- **Your objective**: Give the count of lines in the data that include the string "seaborn", with no added remarks.
<<<<
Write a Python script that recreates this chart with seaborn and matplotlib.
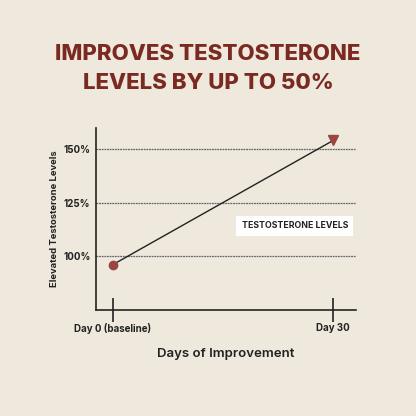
import matplotlib
matplotlib.use("Agg")
import matplotlib.pyplot as plt
import seaborn as sns
import pandas as pd

# data
days = [0, 30]
levels = [96, 154]
day_labels = ["Day 0 (baseline)", "Day 30"]
y_ticks = [100, 125, 150]
y_tick_labels = ["100%", "125%", "150%"]

bg = "#eee8dd"
title_red = "#7b2a22"
dot_red = "#9b4640"
ink = "#222222"

sns.set_theme(style="white")
plt.rcParams["font.family"] = ["Inter", "DejaVu Sans"]

df = pd.DataFrame({"day": days, "level": levels})

fig = plt.figure(figsize=(4.16, 4.16), dpi=100, facecolor=bg)
ax = fig.add_axes([0.2308, 0.2548, 0.625, 0.4375])
ax.set_facecolor(bg)

sns.lineplot(data=df, x="day", y="level", color=ink, linewidth=1.0, ax=ax)
ax.plot(days[0], levels[0], "o", color=dot_red, markersize=6, zorder=5)
ax.plot(days[-1], levels[-1], "v", color=dot_red, markersize=7, zorder=5)

for v in y_ticks:
    ax.axhline(v, color="#666666", linewidth=0.9, linestyle=(0, (1.5, 0.6)), zorder=0)

ax.set_xlim(-2.3, 33.1)
ax.set_ylim(74.8, 159.8)
ax.set_xticks(days)
ax.set_xticklabels(day_labels, fontsize=7, fontweight="bold", color=ink)
ax.set_yticks(y_ticks)
ax.set_yticklabels(y_tick_labels, fontsize=7, fontweight="bold", color=ink)
ax.tick_params(axis="x", direction="inout", length=17, width=1.2, color=ink, pad=1, bottom=True)
ax.tick_params(axis="y", length=0, pad=4)

for s in ["top", "right"]:
    ax.spines[s].set_visible(False)
for s in ["left", "bottom"]:
    ax.spines[s].set_color(ink)
    ax.spines[s].set_linewidth(1.2)

ax.set_xlabel("Days of Improvement", fontsize=9.5, fontweight="semibold", color=ink, labelpad=10)
ax.set_ylabel("Elevated Testosterone Levels", fontsize=6.8, fontweight="bold", color=ink, labelpad=3)

ax.text(0.765, 0.462, "TESTOSTERONE LEVELS", transform=ax.transAxes, ha="center", va="center",
        fontsize=6.3, fontweight="bold", color=ink,
        bbox=dict(boxstyle="square,pad=0.6", facecolor="white", edgecolor="none"))

fig.text(0.5, 0.870, "IMPROVES TESTOSTERONE", ha="center", va="center",
         fontsize=16, fontweight="heavy", color=title_red)
fig.text(0.5, 0.801, "LEVELS BY UP TO 50%", ha="center", va="center",
         fontsize=16, fontweight="heavy", color=title_red)

fig.savefig("out.png", dpi=100, facecolor=bg)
>>>>
- **Solution**: 2